West Alabama teams find success on diamond
Published 11:08 pm Monday, October 6, 2008
It may be football season, but for a dozen West Alabama teens, this is the perfect time to develop their baseball prowess.
Following a successful 14U Babe Ruth campaign that concluded with a fourth-place finish in the Southeastern Regionals, the West Alabama team opted to utilize some of its autumn weekends to both build team chemistry and hone its skills on the diamond in a travel ball league.
“Chris Stewart and I came up with the idea at regionals down in Mobile from talking to everybody,” the team’s head coach Chris Cameron said. “It seemed just about everybody was doing it except us.” Stewart, who managed the boys during the most recent Babe Ruth run, joins Cameron and Mark Hasty, the manager of this past summer’s 13U boys, on the coaching staff of the travel squad.
The first obstacle the players encountered was filling holes on its roster. Three of the players who made the state and regional tournament runs with the team this summer are now neck deep into the high school football schedule at Demopolis High School and, thus, unable to compete with the group.
As replacements, the West Alabama squad picked up Payne Hasty and Alex and Daniel Sturdivant. Hasty competed with the 13U all-star team over the summer with the Sturdivants tried their hand in American Legion ball.
“We wanted to keep them together through the fall,” Cameron said. “We wanted to keep them together through the fall and then turn them over to (Demopolis High School baseball coach Ben) Ramer for the spring and get them back again in May.”
The team, which has seen considerable success at the Babe Ruth level the past three seasons, has one more run at elusive Babe Ruth league glory.
The boys finished second in the state in 2006 as a 12U team before pulling in at the fourth spot as a 13U team in 2007. This season, they took second in the state before placing fourth in region.
According to Cameron, the players and coaches are hopeful the extra time on the field together coupled with the extra workouts will be enough to push the team over the top next summer while giving the players an added boost as they move forward with their respective school teams.
“I can see all of their arms getting stronger,” Cameron said. He explained that, as a travel ball team, the group has more time in between games. As such, it is able to devote more time to conditioning and strength building.
Those extra workouts appear to have helped the group thus far as it has won each of its first two tournaments of the fall.
The group, now a 15U team, took a tournament championship in Millbrook on Aug. 29-30 before winning a 16U tournament in Prattville over the weekend.

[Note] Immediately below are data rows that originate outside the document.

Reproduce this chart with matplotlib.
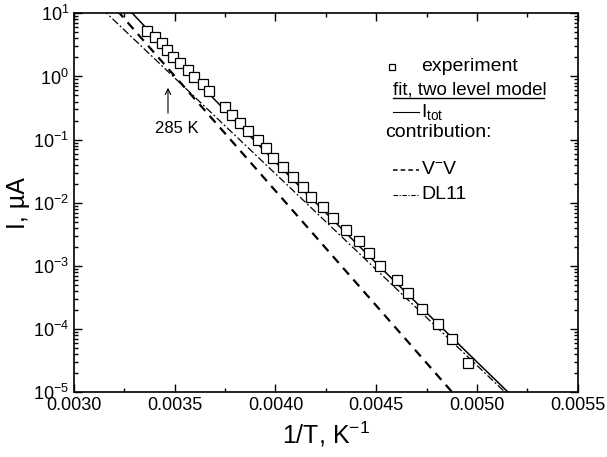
import numpy as np
import matplotlib
matplotlib.use("Agg")
import matplotlib.pyplot as plt
from matplotlib.ticker import MultipleLocator, FormatStrFormatter, LogLocator

plt.rcParams['font.family'] = ['Liberation Sans', 'DejaVu Sans']
plt.rcParams['mathtext.fontset'] = 'custom'
plt.rcParams['mathtext.rm'] = 'Liberation Sans'
plt.rcParams['mathtext.it'] = 'Liberation Sans:italic'

# experiment: 1/T (1/K) and current (uA)
inv_T = [0.003364, 0.003402, 0.003435, 0.003463, 0.003493, 0.003526, 0.003568,
         0.003597, 0.003639, 0.003670, 0.003750, 0.003783, 0.003824, 0.003865,
         0.003912, 0.003951, 0.003990, 0.004036, 0.004089, 0.004138, 0.004177,
         0.004238, 0.004287, 0.004350, 0.004415, 0.004465, 0.004521, 0.004602,
         0.004660, 0.004726, 0.004806, 0.004878, 0.004958]
current = [5.30, 4.26, 3.35, 2.62, 2.06, 1.62, 1.27, 0.970, 0.752, 0.589, 0.332,
           0.2455, 0.1855, 0.137, 0.0994, 0.0724, 0.0521, 0.0369, 0.0259, 0.0178,
           0.0122, 0.00849, 0.00569, 0.00371, 0.00246, 0.001575, 0.000985,
           0.000600, 0.000370, 0.000208, 0.000121, 6.98e-5, 2.94e-5]

# two level model parameters (activation energy eV, prefactor uA)
k_B = 8.617e-5
Ea_vv, I0_vv = 0.721, 5.30e12
Ea_dl, I0_dl = 0.602, 3.94e10

x = np.linspace(0.0030, 0.0055, 400)
I_vv = I0_vv * np.exp(-Ea_vv * x / k_B)
I_dl = I0_dl * np.exp(-Ea_dl * x / k_B)
I_tot = I_vv + I_dl

fig = plt.figure(figsize=(6.07, 4.57), dpi=100)
ax = fig.add_axes([0.1219, 0.1416, 0.8298, 0.8293])

ax.plot(x, I_tot, color='black', lw=1.1, ls='-')
ax.plot(x, I_vv, color='black', lw=1.6, ls=(0, (4, 3)))
ax.plot(x, I_dl, color='black', lw=0.9, ls=(0, (6, 2, 1.5, 2)))
ax.plot(inv_T, current, ls='none', marker='s', ms=6.5, mfc='white', mec='black', mew=0.9)

ax.set_yscale('log')
ax.set_xlim(0.0030, 0.0055)
ax.set_ylim(1e-5, 1e1)
ax.xaxis.set_major_locator(MultipleLocator(0.0005))
ax.xaxis.set_minor_locator(MultipleLocator(0.00025))
ax.xaxis.set_major_formatter(FormatStrFormatter('%.4f'))
ax.yaxis.set_major_locator(LogLocator(base=10, numticks=10))
ax.yaxis.set_minor_locator(LogLocator(base=10, subs=np.arange(2, 10), numticks=10))
ax.tick_params(which='both', direction='in', top=True, right=True, labelsize=13, width=1)
ax.tick_params(which='major', length=6)
ax.tick_params(which='minor', length=3)
for s in ax.spines.values():
    s.set_linewidth(1.2)

ax.set_xlabel('1/T, K$^{-1}$', fontsize=18, labelpad=4)
ax.set_ylabel('I, µA', fontsize=18, labelpad=2)

# legend built by hand like the original
tr = ax.transAxes
def ax_xy(px, py):
    return ((px - 74) / 503.7, (392.3 - py) / 379.0)

mx, my = ax_xy(392, 67)
ax.plot([mx], [my], transform=tr, marker='s', ms=5, mfc='white', mec='black', mew=0.9)
tx, ty = ax_xy(421, 67)
ax.text(tx, ty, 'experiment', transform=tr, fontsize=14, va='center')
tx, ty = ax_xy(393, 90)
ax.text(tx, ty, 'fit, two level model', transform=tr, fontsize=13.5, va='center')
ux0, uy = ax_xy(393, 98)
ux1, _ = ax_xy(544, 98)
ax.plot([ux0, ux1], [uy, uy], transform=tr, color='black', lw=1)
for py, style, lw, label in [(112, '-', 0.8, 'I$_{\\rm tot}$'),
                             (170, (0, (3, 2)), 1.1, 'V$^{-}$V'),
                             (195, (0, (4, 1.5, 1, 1.5)), 0.8, 'DL11')]:
    x0, yy = ax_xy(393, py)
    x1, _ = ax_xy(419, py)
    ax.plot([x0, x1], [yy, yy], transform=tr, color='black', lw=lw, ls=style)
    tx, _ = ax_xy(421, py)
    ax.text(tx, yy, label, transform=tr, fontsize=14, va='center')
tx, ty = ax_xy(385, 133)
ax.text(tx, ty, 'contribution:', transform=tr, fontsize=14, va='center')

# 285 K marker
a0 = ax_xy(168, 116)
a1 = ax_xy(168, 85)
ax.annotate('', xy=a1, xytext=a0, xycoords=tr, textcoords=tr,
            arrowprops=dict(arrowstyle='->', color='black', lw=0.8))
tx, ty = ax_xy(177, 129)
ax.text(tx, ty, '285 K', transform=tr, fontsize=12, ha='center', va='center')

fig.savefig('out.png', dpi=100)
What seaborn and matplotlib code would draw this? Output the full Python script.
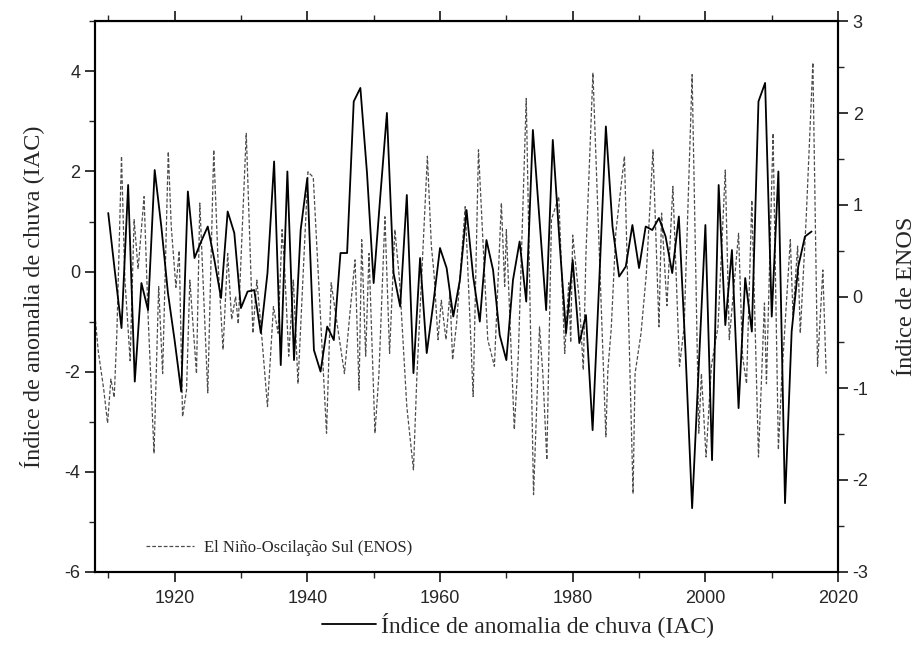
import numpy as np
import pandas as pd
import seaborn as sns
import matplotlib
matplotlib.use("Agg")
import matplotlib.pyplot as plt
from matplotlib.ticker import MultipleLocator
from matplotlib.lines import Line2D

# Índice de anomalia de chuva (IAC), anual 1910-2016
anos_iac = list(range(1910, 2017))
iac = [1.17, 0.0, -1.13, 1.73, -2.2, -0.23, -0.77, 2.03, 0.9, -0.43,
       -1.37, -2.4, 1.6, 0.27, 0.6, 0.9, 0.23, -0.53, 1.2, 0.77,
       -0.73, -0.4, -0.37, -1.23, -0.03, 2.2, -1.87, 2.0, -1.77, 0.83,
       1.87, -1.57, -2.0, -1.1, -1.37, 0.37, 0.37, 3.4, 3.67, 1.97,
       -0.23, 1.5, 3.17, -0.03, -0.7, 1.53, -2.03, 0.27, -1.63, -0.63,
       0.47, 0.07, -0.9, -0.17, 1.23, -0.1, -1.0, 0.63, 0.03, -1.27,
       -1.77, -0.17, 0.6, -0.6, 2.83, 1.03, -0.77, 2.63, 0.63, -1.23,
       0.23, -1.43, -0.87, -3.17, -0.2, 2.9, 0.9, -0.1, 0.1, 0.93,
       0.07, 0.9, 0.83, 1.07, 0.7, -0.03, 1.1, -1.6, -4.73, -1.9,
       0.93, -3.77, 1.73, -1.07, 0.43, -2.73, -0.13, -1.2, 3.4, 3.77,
       -0.9, 2.0, -4.63, -1.2, 0.1, 0.7, 0.8]

# El Niño-Oscilação Sul (ENOS)
tempo_enos = [1908.0, 1908.5, 1909.3, 1909.9, 1910.4, 1910.9, 1911.3, 1912.0, 1912.5, 1913.3,
              1913.9, 1914.5, 1915.4, 1916.0, 1916.9, 1917.6, 1918.2, 1919.05, 1919.5, 1920.2,
              1920.7, 1921.2, 1921.8, 1922.3, 1923.3, 1923.8, 1925.0, 1925.9, 1926.6, 1927.3,
              1928.0, 1928.6, 1929.2, 1929.6, 1930.8, 1931.8, 1932.4, 1933.1, 1934.0, 1934.9,
              1935.6, 1936.2, 1936.6, 1937.2, 1937.9, 1938.6, 1940.1, 1940.9, 1942.9, 1943.6,
              1944.5, 1945.6, 1946.4, 1947.2, 1947.8, 1948.2, 1948.8, 1949.3, 1950.2, 1950.8,
              1951.7, 1952.4, 1953.2, 1953.9, 1955.0, 1956.0, 1956.5, 1958.1, 1958.7, 1959.1,
              1959.7, 1960.2, 1960.9, 1961.5, 1961.9, 1962.5, 1963.8, 1965.0, 1965.8, 1967.2,
              1968.2, 1969.25, 1969.75, 1970.0, 1971.2, 1971.8, 1973.0, 1974.1, 1975.0, 1975.5,
              1976.1, 1976.8, 1977.9, 1978.8, 1979.4, 1979.7, 1980.0, 1981.0, 1981.6, 1982.0,
              1983.05, 1985.0, 1985.3, 1985.8, 1986.5, 1987.8, 1989.1, 1989.4, 1990.3, 1991.1,
              1992.1, 1993.0, 1993.4, 1994.2, 1995.1, 1996.1, 1996.8, 1998.0, 1999.0, 1999.4,
              2000.1, 2000.9, 2001.9, 2003.0, 2003.6, 2005.0, 2005.6, 2006.2, 2007.0, 2008.0,
              2008.9, 2009.2, 2010.2, 2011.0, 2011.5, 2012.8, 2013.2, 2013.9, 2014.3, 2015.2,
              2016.2, 2016.9, 2017.7, 2018.2]
enos = [-0.2, -0.6, -1.0, -1.38, -0.9, -1.1, -0.4, 1.53, 0.2, -0.7,
        0.84, 0.3, 1.09, -0.2, -1.71, 0.11, -0.84, 1.58, 0.76, 0.1,
        0.5, -1.31, -1.02, 0.18, -0.84, 1.02, -1.05, 1.6, 0.3, -0.58,
        0.47, -0.25, 0.0, -0.3, 1.78, -0.4, 0.18, -0.4, -1.2, -0.11,
        -0.4, 0.73, 0.29, -0.65, 0.18, -0.95, 1.36, 1.3, -1.49, 0.15,
        -0.3, -0.84, -0.2, 0.4, -1.02, 0.62, -0.65, 0.47, -1.49, -0.84,
        0.87, -0.62, 0.73, 0.18, -1.2, -1.89, -0.9, 1.53, 0.55, 0.25,
        -0.47, -0.04, -0.47, 0.04, -0.69, -0.29, 0.98, -1.09, 1.6, -0.47,
        -0.76, 1.02, 0.11, 0.73, -1.45, -0.65, 2.16, -2.16, -0.33, -0.84,
        -1.78, 0.84, 1.09, -0.62, 0.15, -0.5, 0.67, -0.04, -0.8, 0.47,
        2.44, -1.53, -0.8, -0.36, 0.7, 1.53, -2.15, -0.84, -0.4, 0.25,
        1.6, -0.33, 0.91, -0.1, 1.2, -0.76, -0.33, 2.42, -1.49, -0.84,
        -1.75, -0.76, -0.33, 1.38, -0.47, 0.69, -0.65, -0.95, 1.05, -1.75,
        -0.07, -0.95, 1.78, -1.67, -0.9, 0.62, -0.2, 0.55, -0.4, 0.87,
        2.55, -0.76, 0.29, -0.84]

df_iac = pd.DataFrame({"Ano": anos_iac, "IAC": iac})
df_enos = pd.DataFrame({"Ano": tempo_enos, "ENOS": enos})

sns.set_style("ticks")
plt.rcParams["font.family"] = ["Liberation Sans", "DejaVu Sans"]
plt.rcParams["axes.unicode_minus"] = False
serif = ["Liberation Serif", "DejaVu Serif"]

fig = plt.figure(figsize=(9.22, 6.59), dpi=100)
ax = fig.add_axes([0.103, 0.1325, 0.806, 0.835])
ax2 = ax.twinx()

sns.lineplot(data=df_enos, x="Ano", y="ENOS", ax=ax2, color="#4d4d4d",
             linewidth=0.9, linestyle=(0, (3, 1.6)), estimator=None)
sns.lineplot(data=df_iac, x="Ano", y="IAC", ax=ax, color="black",
             linewidth=1.3, estimator=None)
ax.set_zorder(ax2.get_zorder() + 1)
ax.patch.set_visible(False)

ax.set_xlim(1908, 2020)
ax.set_ylim(-6, 5)
ax2.set_ylim(-3, 3)

ax.xaxis.set_major_locator(MultipleLocator(20))
ax.xaxis.set_minor_locator(MultipleLocator(10))
ax.yaxis.set_major_locator(MultipleLocator(2))
ax.yaxis.set_minor_locator(MultipleLocator(1))
ax2.yaxis.set_major_locator(MultipleLocator(1))
ax2.yaxis.set_minor_locator(MultipleLocator(0.5))

ax.tick_params(axis="x", which="both", direction="out", labelsize=13)
ax.tick_params(axis="x", which="major", length=7, width=1.3, pad=6)
ax.tick_params(axis="x", which="minor", length=4, width=1.0)
ax.tick_params(axis="y", which="major", direction="out", length=7, width=1.3, labelsize=13)
ax.tick_params(axis="y", which="minor", direction="out", length=4, width=1.0)
ax2.tick_params(axis="y", which="major", direction="out", length=7, width=1.3, labelsize=13)
ax2.tick_params(axis="y", which="minor", direction="out", length=4, width=1.0)

# ticks no topo (sem rótulos)
top = ax.secondary_xaxis("top")
top.xaxis.set_major_locator(MultipleLocator(20))
top.xaxis.set_minor_locator(MultipleLocator(10))
top.tick_params(which="major", direction="out", length=7, width=1.3, labeltop=False)
top.tick_params(which="minor", direction="out", length=4, width=1.0)

for a in (ax, ax2):
    for s in a.spines.values():
        s.set_linewidth(1.5)
        s.set_color("black")
        s.set_visible(True)

ax.set_xlabel("")
ax.set_ylabel("Índice de anomalia de chuva (IAC)", fontsize=17.5, family=serif, labelpad=15)
ax2.set_ylabel("Índice de ENOS", fontsize=17.5, family=serif, rotation=90, labelpad=20)

h_enos = Line2D([], [], color="#4d4d4d", linewidth=0.9, linestyle=(0, (3, 1.6)))
h_iac = Line2D([], [], color="black", linewidth=1.3)
ax.legend([h_enos], ["El Niño-Oscilação Sul (ENOS)"], loc="lower left",
          bbox_to_anchor=(0.048, 0.002), frameon=False, handlelength=2.9,
          handletextpad=0.6, prop={"family": serif, "size": 12})
fig.legend([h_iac], ["Índice de anomalia de chuva (IAC)"], loc="center",
           bbox_to_anchor=(0.562, 0.052), frameon=False, handlelength=2.3,
           handletextpad=0.2, prop={"family": serif, "size": 17})

fig.savefig("out.png", dpi=100)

“We actually stepped up in class this weekend,” Cameron said of the Prattville tournament in which the West Alabama players committed only five errors in four games. “We actually prefer to play in 16U tournaments if we can get in. We know (our players) can go heads up with anybody their age.”
The team, which conducted fundraisers to finance its first three tournaments, next has its sights on an Oct. 25-26 tilt in Auburn.